Updating the ARP cache, followed by the IP address takeover, transparently causes the client to request services from the newly elected master. The clients may experience some delay while the actual election takes place, but other than that, they continue uninterrupted.
A very critical perspective of the whole switchover scenario is that the machines should be maintained identically. Only then will the switchover become truly transparent. Steps must be taken to ensure that in the event of a failure, the likely new masters would have as much updated data as possible. Two important aspects of maintaining the peers are time and file synchronization.
Important and critical files need to be circulated on all the servers. Any server could have been a master, and might have newer versions of files. Thus, it becomes imperative that the servers be time synchronized, so that their file timestamps are comparable. This ensures that only the updated versions are distributed at the time of file synchronization. An important thing to note is that the time does not have to be matched with the real time. The only requirement is that all the servers have the same time. We relied on simply setting the clock to the time of the master server, using a remote shell procedure. No special time servers were used, although running NTPD or TIMED would have been a better technique.
Another important task in maintaining peers is performing synchronization and replication of data over the entire array of servers in order to keep them consistently identical. The replication process is time consuming and often congests the network. The frequency of replication should be high enough to accommodate replacement transparency and minimize data losses during switchovers, while simultaneously low enough to allow proper network operation without undue congestion.
In a very dynamic scenario, it may not be possible to continuously distribute the updates on all machines taking part in an election. In such a situation, a switchover may cause a retrograde to the last synchronized version of files. Typically, the synchronization is scheduled during low workload hours. Additionally, instead of making backups, data is now distributed to the server array which better serves the purpose.
Having discussed various necessary aspects of the software solution, we move on to its description. We implemented this solution using Perl 5.0 running on Red Hat Linux 6.0. Owing to the portability of Perl, the software runs on any version of Linux/UNIX with minor or no changes. The program is implemented as a daemon that is initiated at startup of the servers. It moves to the background after spawning four processes:
Heartbeat listener process for processing heartbeat signals generated by the master server.
Listener process for receiving and parsing various signals generated from other servers.
Doctor process to interpret the heartbeat signal and decide whether the master server has failed.
Elector process to actually implement the election algorithm and decide which actions need to be taken. It also generates a heartbeat signal if running on a master server.
The main daemon is supplemented with special scripts to handle startup and synchronization. Separate scripts are created for master and slave servers. This makes the configuration of startup services on both master and slave servers very easy.
Besides subordinate scripts, a host of scripts is provided for file synchronization and distribution. They may be initiated for scheduled synchronization and backup.
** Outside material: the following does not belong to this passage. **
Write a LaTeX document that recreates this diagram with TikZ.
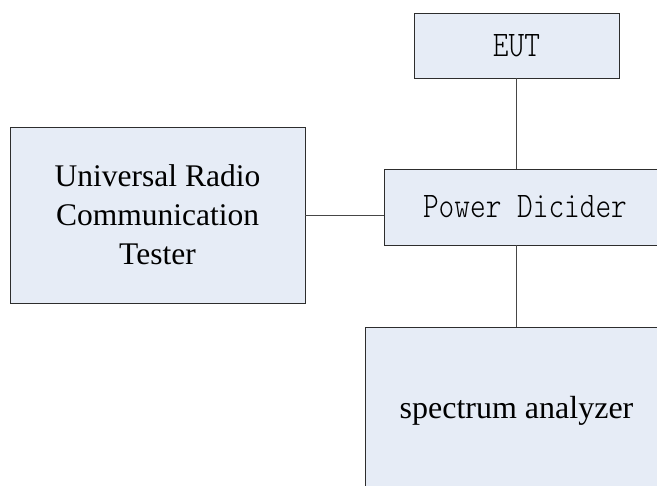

We employed UDP communication for heartbeat signals in order to minimize network load. For election calls and other signals, TCP is used to ensure reliability.
Practical Task Scheduling Deployment
July 20, 2016 12:00 pm CDT
One of the best things about the UNIX environment (aside from being stable and efficient) is the vast array of software tools available to help you do your job. Traditionally, a UNIX tool does only one thing, but does that one thing very well. For example, grep is very easy to use and can search vast amounts of data quickly. The find tool can find a particular file or files based on all kinds of criteria. It's pretty easy to string these tools together to build even more powerful tools, such as a tool that finds all of the .log files in the /home directory and searches each one for a particular entry. This erector-set mentality allows UNIX system administrators to seem to always have the right tool for the job.
Cron traditionally has been considered another such a tool for job scheduling, but is it enough? This webinar considers that very question. The first part builds on a previous Geek Guide, Beyond Cron, and briefly describes how to know when it might be time to consider upgrading your job scheduling infrastructure. The second part presents an actual planning and implementation framework.
Join Linux Journal's Mike Diehl and Pat Cameron of Help Systems.
Free to Linux Journal readers.Register Now!
- SUSE LLC's SUSE Manager
- Murat Yener and Onur Dundar's Expert Android Studio (Wrox)
- Managing Linux Using Puppet
- My +1 Sword of Productivity
- Non-Linux FOSS: Caffeine!
- Doing for User Space What We Did for Kernel Space
- SuperTuxKart 0.9.2 Released
- Google's SwiftShader Released
- Parsing an RSS News Feed with a Bash Script
- Rogue Wave Software's Zend Server
With all the industry talk about the benefits of Linux on Power and all the performance advantages offered by its open architecture, you may be considering a move in that direction. If you are thinking about analytics, big data and cloud computing, you would be right to evaluate Power. The idea of using commodity x86 hardware and replacing it every three years is an outdated cost model. It doesn’t consider the total cost of ownership, and it doesn’t consider the advantage of real processing power, high-availability and multithreading like a demon.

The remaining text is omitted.